Thinking to rid himself of an enemy in Henry of Navarre, Charles has not considered his sister. Even though she and Henry are not romantically attached, the two have sworn to support each other. When Henry is trapped in the Louvre with the royal family, a combination of Margot’s support and his recanting saves his life. Margot has also rescued a young wounded Huguenot, La Mole, from the slaughter, providing a romantic subplot for the novel.
So begins the novel about how Henry of Navarre, aided by Margot, survives the machinations of the Valois family. The rumor is that Catherine recently murdered Henry’s mother by poisoning her, and Catherine also works in charms and horoscopes. Charles IX is unstable, first mistrusting Henry and then treating him like a brother. Henry d’Anjou, Charles’ brother, detests Henry of Navarre and thinks he is a threat to d’Anjou’s own right to the throne after his brother. François d’Alençon, the other brother, wavers in his decision to ally with Navarre.

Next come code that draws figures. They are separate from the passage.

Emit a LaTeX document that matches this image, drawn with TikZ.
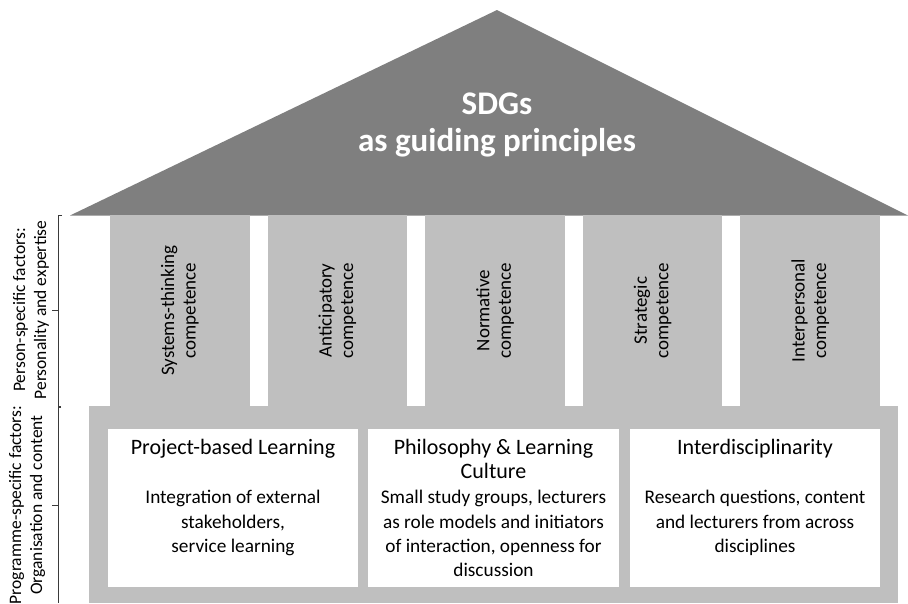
\documentclass[tikz,border=0pt]{standalone}
\usepackage{fontspec}
\setmainfont{Carlito}
\definecolor{roofgray}{HTML}{7F7F7F}
\definecolor{colgray}{HTML}{BFBFBF}
\definecolor{linegray}{HTML}{3A3A3A}
\begin{document}
\begin{tikzpicture}[x=1pt,y=-1pt,
  pillar/.style={fill=colgray, draw=none, rotate=90, minimum width=191pt,
    minimum height=139.6pt, inner sep=0pt, align=center,
    font=\fontsize{19}{21.5}\selectfont},
  wbox/.style={fill=white, draw=none, minimum width=250pt, minimum height=158pt, inner sep=0pt},
  title/.style={anchor=north, inner sep=0pt, align=center, font=\fontsize{22}{24.5}\selectfont},
  body/.style={anchor=north, inner sep=0pt, align=center, font=\fontsize{19.3}{24.4}\selectfont},
  sidelabel/.style={rotate=90, align=center, inner sep=0pt, font=\fontsize{17.5}{21}\selectfont},
  bracket/.style={draw=linegray, line width=0.9pt}
]
\useasboundingbox (0,0) rectangle (908,603);
% base
\fill[colgray] (89,406) rectangle (898,603);
% roof
\fill[roofgray] (70,215.5) -- (497,10) -- (908,215.5) -- cycle;
\node[text=white, inner sep=0pt, anchor=base,
  font=\fontsize{33}{36}\bfseries] (sdg) at (497,114) {SDGs};
\node[text=white, inner sep=0pt, anchor=base,
  font=\fontsize{33}{36}\bfseries] (guide) at (497,151) {as guiding principles};
% pillars
\node[pillar] (p1) at (179.8,310.5) {Systems-thinking\\competence};
\node[pillar] (p2) at (337.4,310.5) {Anticipatory\\competence};
\node[pillar] (p3) at (495.0,310.5) {Normative\\competence};
\node[pillar] (p4) at (652.6,310.5) {Strategic\\competence};
\node[pillar] (p5) at (810.2,310.5) {Interpersonal\\competence};
% boxes
\node[wbox] (b1) at (233,508) {};
\node[wbox, minimum width=251pt] (b2) at (493.5,508) {};
\node[wbox] (b3) at (755,508) {};
\node[title] (t1) at (233,439) {Project-based Learning};
\node[title] (t2) at (493.5,439) {Philosophy \& Learning\\Culture};
\node[title] (t3) at (755,439) {Interdisciplinarity};
\node[body] (d1) at (233,490) {Integration of external\\stakeholders,\\service learning};
\node[body] (d2) at (493.5,490) {Small study groups, lecturers\\as role models and initiators\\of interaction, openness for\\discussion};
\node[body] (d3) at (755,490) {Research questions, content\\and lecturers from across\\disciplines};
% side brackets
\coordinate (u0) at (58,215);
\coordinate (um) at (58,310);
\coordinate (u1) at (58,406.5);
\coordinate (l0) at (58,407.5);
\coordinate (lm) at (58,505);
\coordinate (l1) at (58,603);
\draw[bracket] ([xshift=4pt]u0) -- (u0) -- (u1) -- ++(3,0);
\draw[bracket] ([xshift=3pt]l0) -- (l0) -- (l1);
\draw[bracket] (um) -- ++(-6,0);
\draw[bracket] (lm) -- ++(-6,0);
\node[sidelabel] (s1) at (31,310) {Person-specific factors:\\Personality and expertise};
\node[sidelabel] (s2) at (27,505) {Programme-specific factors:\\Organisation and content};
\end{tikzpicture}
\end{document}
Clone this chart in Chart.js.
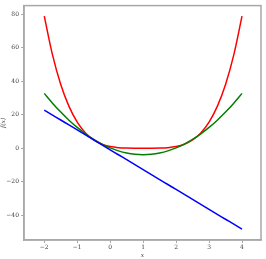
<!DOCTYPE html>
<html>
<head>
<meta charset="utf-8">
<script src="https://cdn.jsdelivr.net/npm/chart.js@4/dist/chart.umd.min.js"></script>
<style>
  html, body { margin: 0; padding: 0; background: #fff; }
  #wrap { width: 266px; height: 259px; position: relative; }
</style>
</head>
<body>
<div id="wrap"><canvas id="c"></canvas></div>
<script>
const xs = [-2, -1.75, -1.5, -1.25, -1, -0.75, -0.5, -0.25, 0, 0.25, 0.5, 0.75, 1,
  1.25, 1.5, 1.75, 2, 2.25, 2.5, 2.75, 3, 3.25, 3.5, 3.75, 4]
const fValues = [79.0, 55.8, 38.1, 25.0, 15.6, 9.14, 4.94, 2.38, 0.98, 0.31, 0.06, 0.0, 0.0,
  0.0, 0.06, 0.31, 0.98, 2.38, 4.94, 9.14, 15.6, 25.0, 38.1, 55.8, 79.0]
const quadValues = [32.8, 26.96, 21.6, 16.76, 12.42, 8.6, 5.28, 2.48, 0.18, -1.6, -2.88, -3.65, -3.9,
  -3.65, -2.88, -1.6, 0.18, 2.48, 5.28, 8.6, 12.42, 16.76, 21.6, 26.96, 32.8]
const lineValues = [22.8, 19.83, 16.87, 13.9, 10.93, 7.96, 5.0, 2.03, -0.94, -3.91, -6.87, -9.84, -12.81,
  -15.78, -18.74, -21.71, -24.68, -27.65, -30.62, -33.58, -36.55, -39.52, -42.49, -45.45, -48.42]
const xTicks = [-2, -1, 0, 1, 2, 3, 4]
const yTicks = [-40, -20, 0, 20, 40, 60, 80]

const spineColor = "#a8a8a8"
const textColor = "#444"
const tickFont = { family: "DejaVu Serif", size: 6 }

const toPoints = (vals) => xs.map((x, i) => ({ x, y: vals[i] }))
const fmt = (v) => (v < 0 ? "\u2212" + Math.abs(v) : String(v))

// top and right spines
const frame = {
  id: "frame",
  afterDatasetsDraw(chart) {
    const { ctx, chartArea: a } = chart
    ctx.save()
    ctx.strokeStyle = spineColor
    ctx.lineWidth = 1.5
    ctx.strokeRect(a.left, a.top, a.right - a.left, a.bottom - a.top)
    ctx.restore()
  },
}

new Chart(document.getElementById("c").getContext("2d"), {
  type: "line",
  data: {
    datasets: [
      { data: toPoints(fValues), borderColor: "#ff0000", order: 3 },
      { data: toPoints(quadValues), borderColor: "#008000", order: 2 },
      { data: toPoints(lineValues), borderColor: "#0000ff", order: 1 },
    ],
  },
  options: {
    animation: false,
    responsive: true,
    maintainAspectRatio: false,
    layout: { padding: { top: 4, right: 5, left: 0, bottom: 0 } },
    elements: {
      point: { radius: 0 },
      line: { borderWidth: 1.5, tension: 0.3, fill: false },
    },
    plugins: { legend: { display: false }, tooltip: { enabled: false } },
    scales: {
      x: {
        type: "linear",
        min: -2.615,
        max: 4.576,
        afterBuildTicks: (s) => { s.ticks = xTicks.map((v) => ({ value: v })) },
        afterFit: (s) => { s.height = 19 },
        grid: { drawOnChartArea: false, tickLength: 3, color: spineColor, lineWidth: 1 },
        border: { color: spineColor, width: 1.5 },
        ticks: { color: textColor, font: tickFont, padding: 1, maxRotation: 0, callback: fmt },
        title: {
          display: true, text: "x", color: textColor, padding: 0,
          font: { family: "DejaVu Serif", size: 6, style: "italic" },
        },
      },
      y: {
        min: -54.9,
        max: 85.3,
        afterBuildTicks: (s) => { s.ticks = yTicks.map((v) => ({ value: v })) },
        afterFit: (s) => { s.width = 24 },
        grid: { drawOnChartArea: false, tickLength: 3, color: spineColor, lineWidth: 1 },
        border: { color: spineColor, width: 1.5 },
        ticks: { color: textColor, font: tickFont, padding: 2, callback: fmt },
        title: {
          display: true, text: "f(x)", color: textColor, padding: 0,
          font: { family: "DejaVu Serif", size: 6, style: "italic" },
        },
      },
    },
  },
  plugins: [frame],
})
</script>
</body>
</html>
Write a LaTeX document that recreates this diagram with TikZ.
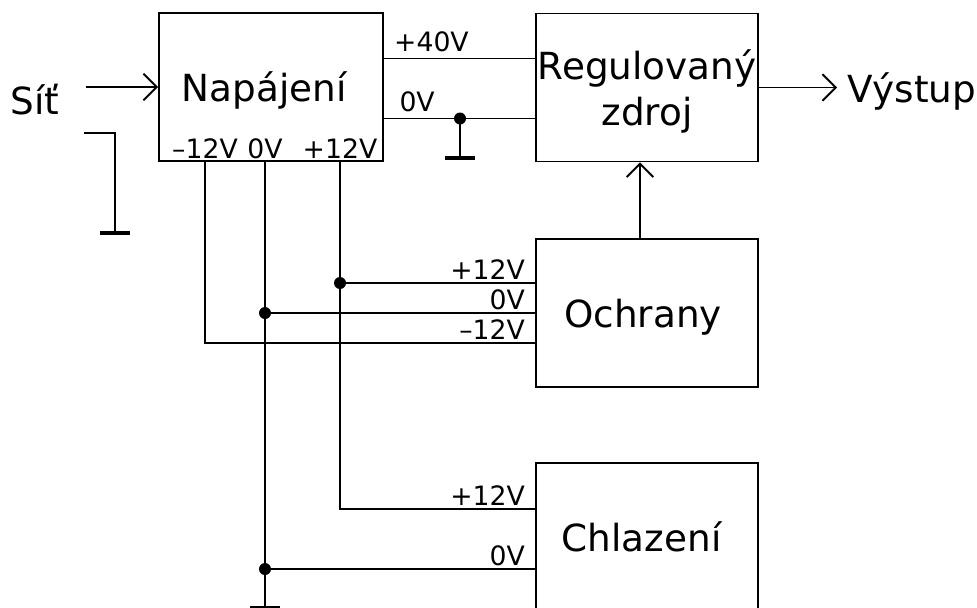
\documentclass[tikz,border=0pt]{standalone}
\usepackage{fontspec}
\setmainfont{DejaVu Sans}
\usetikzlibrary{arrows.meta,positioning,calc}
\tikzset{>={Straight Barb[length=10pt,width=20pt]},
  blk/.style={draw, minimum width=166.5pt, minimum height=111pt, inner sep=0pt, align=center, text depth=0pt, font=\fontsize{28}{34.5}\selectfont},
  big/.style={inner sep=0pt, text depth=0pt, font=\fontsize{28}{34.5}\selectfont},
  lbl/.style={inner sep=2pt, font=\fontsize{20}{24}\selectfont},
  gnd/.style={line width=2.8pt}}

\begin{document}
\begin{tikzpicture}[x=0.75pt, y=-0.75pt, line width=1.4pt]
  \useasboundingbox (0,0) rectangle (977,607);
  % blocks
  \node[blk, minimum width=168pt] (nap) at (271,87) {Napájení\hspace*{10pt}};
  \node[blk] (reg) at (647,87.5) {Regulovaný\\zdroj};
  \node[blk] (och) at (647,313) {Ochrany\hspace*{6pt}};
  \node[blk] (chl) at (647,537) {Chlazení\hspace*{8pt}};
  % input and output
  \node[big] (sit) at (35,99) {Síť};
  \draw[->, shorten <=19.5pt] (sit.east |- nap.west) -- (nap.west);
  \coordinate (sg) at (84,133);
  \coordinate (g1) at (115,233);
  \draw (sg) -| (g1);
  \draw[gnd] (g1) ++(-15,0) -- ++(30,0);
  \node[big, anchor=west] (vys) at (847,87.5) {Výstup};
  \draw[->, shorten >=7.5pt] (reg.east) -- (vys.west);
  \draw[->] ($(och.north)+(-7,0)$) -- ($(reg.south)+(-7,0)$);
  % +40V / 0V
  \coordinate (r40) at ($(reg.west)+(0,-29)$);
  \coordinate (r0) at ($(reg.west)+(0,31)$);
  \draw (nap.east |- r40) -- (r40);
  \draw (nap.east |- r0) -- (r0);
  \node[lbl, anchor=south west, xshift=5pt, yshift=2pt] at (nap.east |- r40) {+40V};
  \node[lbl, anchor=south west, xshift=9pt, yshift=2pt] at (nap.east |- r0) {0V};
  \coordinate (g2) at (460,158);
  \fill (g2 |- r0) circle (6);
  \draw (g2 |- r0) -- (g2);
  \draw[gnd] (g2) ++(-15,0) -- ++(30,0);
  % low voltage outputs
  \foreach \n/\x/\t in {m/205/–12V, z/265/0V, p/340/+12V}
    \node[lbl, anchor=south, inner sep=1pt] (n\n) at (\x,161) {\t};
  \coordinate (op) at ($(och.west)+(0,-30)$);
  \coordinate (om) at ($(och.west)+(0,30)$);
  \coordinate (cp) at ($(chl.west)+(0,-28)$);
  \coordinate (cz) at ($(chl.west)+(0,32)$);
  \coordinate (g3) at (265,607.5);
  \draw (np.south) |- (cp);
  \draw (nm.south) |- (om);
  \draw (nz.south) -- (g3);
  \draw[gnd] (g3) ++(-15,0) -- ++(30,0);
  \draw (np.south |- op) -- (op);
  \draw (nz.south |- och.west) -- (och.west);
  \draw (nz.south |- cz) -- (cz);
  \foreach \c in {np.south |- op, nz.south |- och.west, nz.south |- cz}
    \fill (\c) circle (6);
  % supply labels
  \foreach \c/\t in {op/+12V, och.west/0V, om/–12V, cp/+12V, cz/0V}
    \node[lbl, anchor=south east, xshift=-5pt] at (\c) {\t};
\end{tikzpicture}
\end{document}
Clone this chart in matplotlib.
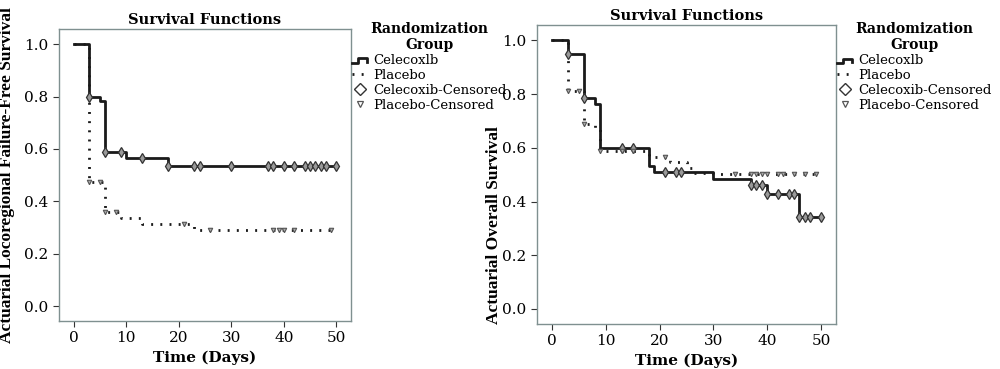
import numpy as np
import matplotlib as mpl
mpl.use('Agg')
import matplotlib.pyplot as plt
from matplotlib.lines import Line2D
from matplotlib.legend_handler import HandlerBase

# locoregional failure-free survival (left panel)
lr_cel_t = [0, 3, 5, 6, 10, 18, 50]
lr_cel_s = [1.0, 0.80, 0.783, 0.59, 0.565, 0.535, 0.535]
lr_cel_cens = [3, 6, 9, 13, 18, 23, 24, 30, 37, 38, 40, 42, 44, 45, 46, 47, 48, 50]
lr_pla_t = [0, 3, 6, 9, 13, 23, 49]
lr_pla_s = [1.0, 0.475, 0.36, 0.337, 0.315, 0.29, 0.29]
lr_pla_cens = [3, 5, 6, 8, 21, 26, 38, 39, 40, 42, 49]

# overall survival (right panel)
os_cel_t = [0, 3, 6, 8, 9, 18, 19, 30, 37, 40, 46, 50]
os_cel_s = [1.0, 0.95, 0.785, 0.764, 0.60, 0.531, 0.51, 0.485, 0.46, 0.428, 0.341, 0.341]
os_cel_cens = [3, 6, 13, 15, 21, 23, 24, 37, 38, 39, 40, 42, 44, 45, 46, 47, 48, 50]
os_pla_t = [0, 3, 6, 8, 9, 18, 22, 25, 26, 30, 49]
os_pla_s = [1.0, 0.812, 0.688, 0.67, 0.59, 0.567, 0.546, 0.525, 0.506, 0.502, 0.502]
os_pla_cens = [3, 5, 6, 9, 13, 15, 21, 34, 37, 38, 39, 40, 42, 43, 45, 47, 49]

legend_labels = ["Celecoxlb", "Placebo", "Celecoxib-Censored", "Placebo-Censored"]
ylabels = ["Actuarial Locoregional Failure-Free Survival", "Actuarial Overall Survival"]

plt.rcParams['font.family'] = ['DejaVu Serif']
line_col = "#1a1a1a"
mark_col = "#333333"
spine_col = "#7f9090"
dot_style = (0, (0.7, 2.6))


class StepHandler(HandlerBase):
    # little step icon like the SPSS legend
    def create_artists(self, legend, orig_handle, xdescent, ydescent, width, height, fontsize, trans):
        x0 = -xdescent
        y0 = -ydescent
        xs = [x0, x0 + 0.4 * width, x0 + 0.4 * width, x0 + width, x0 + width]
        ys = [y0 + 0.1 * height, y0 + 0.1 * height, y0 + 0.6 * height, y0 + 0.6 * height, y0 + 0.25 * height]
        ln = Line2D(xs, ys, color=line_col, lw=2.0, transform=trans)
        return [ln]


def step_at(t, s, tc):
    # survival value just after time tc
    idx = np.searchsorted(np.array(t), np.array(tc), side='right') - 1
    return np.array(s)[idx]


def panel(ax, ct, cs, ccens, pt, ps, pcens, ylab, ylab_xy, leg_y):
    ax.step(ct, cs, where='post', color=line_col, lw=2.0)
    ax.step(pt, ps, where='post', color=line_col, lw=2.0, linestyle=dot_style)
    ax.plot(ccens, step_at(ct, cs, ccens), linestyle='none', marker='d', ms=5,
            mfc='#9a9a9a', mec=mark_col, mew=0.9)
    ax.plot(pcens, step_at(pt, ps, pcens), linestyle='none', marker='v', ms=3.2,
            mfc='#aaaaaa', mec='#555555', mew=0.8)
    ax.set_xlim(-2.8, 52.8)
    ax.set_ylim(-0.056, 1.057)
    ax.set_xticks([0, 10, 20, 30, 40, 50])
    ax.set_yticks([0.0, 0.2, 0.4, 0.6, 0.8, 1.0])
    ax.set_yticklabels(["%.1f" % v for v in ax.get_yticks()])
    ax.tick_params(labelsize=11, length=4, width=0.8, color='#333333')
    for sp in ax.spines.values():
        sp.set_color(spine_col)
        sp.set_linewidth(1.0)
    ax.set_title("Survival Functions", fontsize=10.5, fontweight='bold', pad=4)
    ax.set_xlabel("Time (Days)", fontsize=11, fontweight='bold', labelpad=4)
    ax.set_ylabel(ylab, fontsize=12.5, fontweight='bold', family=['Liberation Serif', 'DejaVu Serif'])
    ax.yaxis.set_label_coords(*ylab_xy)
    handles = [
        Line2D([], [], color=line_col, lw=2.0),
        Line2D([], [], color=line_col, lw=2.0, linestyle=dot_style),
        Line2D([], [], linestyle='none', marker='D', ms=6.5, mfc='white', mec=mark_col, mew=1.0),
        Line2D([], [], linestyle='none', marker='v', ms=5, mfc='white', mec='#555555', mew=0.9),
    ]
    leg = ax.legend(handles, legend_labels, title="Randomization\nGroup",
                    loc='upper left', bbox_to_anchor=(1.0, leg_y), frameon=False,
                    fontsize=9.5, handlelength=1.1, handletextpad=0.45,
                    labelspacing=0.15, borderaxespad=0.1, borderpad=0.0,
                    handler_map={handles[0]: StepHandler()})
    leg.get_title().set_fontweight('bold')
    leg.get_title().set_fontsize(10)
    leg.get_title().set_multialignment('center')


fig = plt.figure(figsize=(10, 3.69), dpi=100)
ax1 = fig.add_axes([0.059, 0.130, 0.292, 0.791])
ax2 = fig.add_axes([0.537, 0.122, 0.299, 0.810])
panel(ax1, lr_cel_t, lr_cel_s, lr_cel_cens, lr_pla_t, lr_pla_s, lr_pla_cens, ylabels[0], (-0.151, 0.5), 1.03)
panel(ax2, os_cel_t, os_cel_s, os_cel_cens, os_pla_t, os_pla_s, os_pla_cens, ylabels[1], (-0.116, 0.331), 1.015)

# shrink the long left label until it fits the figure height like the original
fig.canvas.draw()
lab = ax1.yaxis.label
fs = lab.get_fontsize()
while lab.get_window_extent().height > 340 and fs > 6:
    fs -= 0.2
    lab.set_fontsize(fs)
    fig.canvas.draw()
ax2.yaxis.label.set_fontsize(fs)

fig.savefig("out.png", dpi=100)
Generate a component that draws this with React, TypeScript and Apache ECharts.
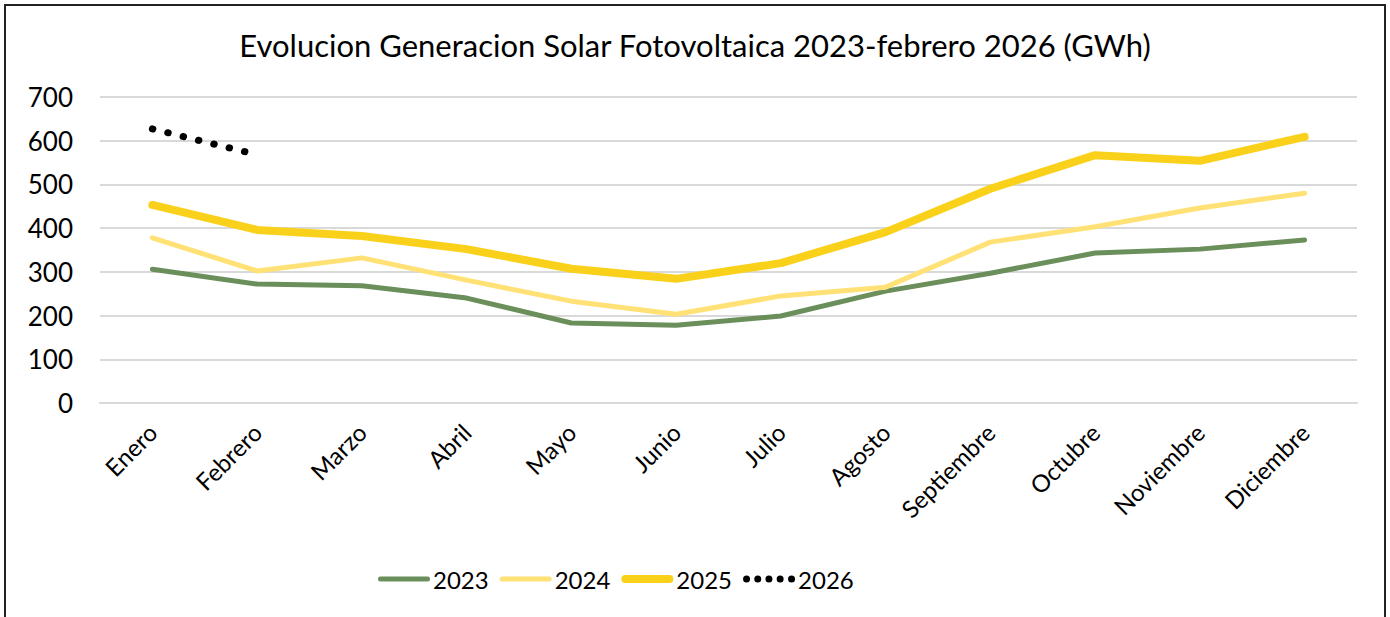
import React, { useEffect, useRef } from "react";
import * as echarts from "echarts";

const months = ["Enero", "Febrero", "Marzo", "Abril", "Mayo", "Junio", "Julio", "Agosto", "Septiembre", "Octubre", "Noviembre", "Diciembre"];
const s2023 = [306, 272, 268, 240, 183, 178, 199, 256, 297, 343, 352, 373];
const s2024 = [378, 302, 332, 281, 233, 203, 245, 265, 368, 403, 446, 480];
const s2025 = [453, 396, 382, 352, 307, 284, 320, 391, 490, 567, 554, 609];
const s2026 = [627, 568];
const title = "Evolucion Generacion Solar Fotovoltaica 2023-febrero 2026 (GWh)";

const FONT = "Lato";

const C2023 = "#6B8F5B";
const C2024 = "#FFE175";
const C2025 = "#F9D11B";

// legend icons: rounded bars / dotted row
const bar = (h: number) =>
  `path://M${h / 2},0 L${52 - h / 2},0 A${h / 2},${h / 2} 0 0,1 ${52 - h / 2},${h} L${h / 2},${h} A${h / 2},${h / 2} 0 0,1 ${h / 2},0 Z`;
const dots = () => {
  const r = 3.5;
  const cs = [3.5, 14.7, 25.9, 37.1, 48.5];
  return (
    "path://" +
    cs.map((c) => `M${c - r},${r} A${r},${r} 0 1,0 ${c + r},${r} A${r},${r} 0 1,0 ${c - r},${r} Z`).join(" ") +
    " M0,0 M52,7"
  );
};

export default function App() {
  const ref = useRef<HTMLDivElement>(null);
  useEffect(() => {
    document.body.style.margin = "0";
    const chart = echarts.init(ref.current!, null, { renderer: "svg" });
    chart.setOption({
      animation: false,
      backgroundColor: "#ffffff",
      textStyle: { fontFamily: FONT, color: "#000" },
      title: {
        text: title,
        left: "center",
        top: 24,
        textStyle: { fontFamily: FONT, fontSize: 31, fontWeight: "normal", color: "#000" },
      },
      graphic: [
        {
          type: "rect",
          shape: { x: 5, y: 5, width: 1380, height: 700 },
          style: { fill: "none", stroke: "#222", lineWidth: 2 },
          silent: true,
          z: 100,
        },
      ],
      legend: {
        top: 562,
        left: 373,
        itemWidth: 52,
        itemHeight: 8,
        itemGap: 11,
        textStyle: { fontFamily: FONT, fontSize: 24, color: "#000", padding: [0, 0, 0, -2] },
        data: [
          { name: "2023", icon: bar(5), itemStyle: { color: C2023 } },
          { name: "2024", icon: bar(5), itemStyle: { color: C2024 } },
          { name: "2025", icon: bar(8), itemStyle: { color: C2025 } },
          { name: "2026", icon: dots(), itemStyle: { color: "#000" } },
        ],
      },
      grid: { left: 100, right: 33, top: 97, bottom: 214, containLabel: false },
      xAxis: {
        type: "category",
        data: months,
        boundaryGap: true,
        axisLine: { show: true, lineStyle: { color: "#d9d9d9", width: 2 } },
        axisTick: { show: false },
        axisLabel: { rotate: 45, fontFamily: FONT, fontSize: 24, color: "#000", margin: 25, interval: 0 },
      },
      yAxis: {
        type: "value",
        min: 0,
        max: 700,
        interval: 100,
        axisLine: { show: false },
        axisTick: { show: false },
        axisLabel: { fontFamily: FONT, fontSize: 26, color: "#000", margin: 27 },
        splitLine: { lineStyle: { color: "#d9d9d9", width: 2 } },
      },
      series: [
        {
          name: "2023",
          type: "line",
          data: s2023,
          symbol: "none",
          lineStyle: { color: C2023, width: 5, cap: "round", join: "round" },
          itemStyle: { color: C2023 },
        },
        {
          name: "2024",
          type: "line",
          data: s2024,
          symbol: "none",
          lineStyle: { color: C2024, width: 5, cap: "round", join: "round" },
          itemStyle: { color: C2024 },
        },
        {
          name: "2025",
          type: "line",
          data: s2025,
          symbol: "none",
          lineStyle: { color: C2025, width: 8, cap: "round", join: "round" },
          itemStyle: { color: C2025 },
        },
        {
          name: "2026",
          type: "line",
          data: s2026,
          symbol: "none",
          lineStyle: { color: "#000", width: 7, type: [0.5, 15.3], cap: "round" },
          itemStyle: { color: "#000" },
        },
      ],
    });
    return () => chart.dispose();
  }, []);
  return <div ref={ref} style={{ width: 1390, height: 617 }} />;
}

Dumas was a writer of the Romantic movement, which de-emphasized rationality and emphasized emotion. The romantic plot involves the love affair between Margot and the naive and gallant La Mole, who is drawn into danger because of his love and religion.
My Oxford World Classics edition was fortified with copious notes, including information about which events were true and which were invented. Dumas is prone to using real people in his historical romances, and it was just a little off-putting to discover, for example, that the real La Mole was not a gallant Huguenot but a fundamentalist Catholic who was responsible for many murders during the massacre. Still, I found the real stories as fascinating as the novel.
If you like a fast-moving adventure that also involves political maneuvering, this is a good book for you. I was more interested in the nerve and political agility of Navarre than I was in the romance, but I still enjoyed the novel.
One caution—an abbreviated version of this novel is available as Marguerite of Valois. I have not read it, but if you want the more complete novel, look for La Reine Margot. (Yes, it is in English but also in French, so be careful if you order it online.)
Just a side note. I have written much about Dorothy Dunnett’s excellent historical novels. One of her Crawford of Lymond novels, Queen’s Play, is also partially concerned with the massacre.
My dad read this book to me and my brother when we were teenagers. It’s so great, and your review made me want to read it again.
Not a bad choice! How cool that your dad was reading to you when you were a teenager. I think my mom only read to me when I was very small, because I don’t remember it.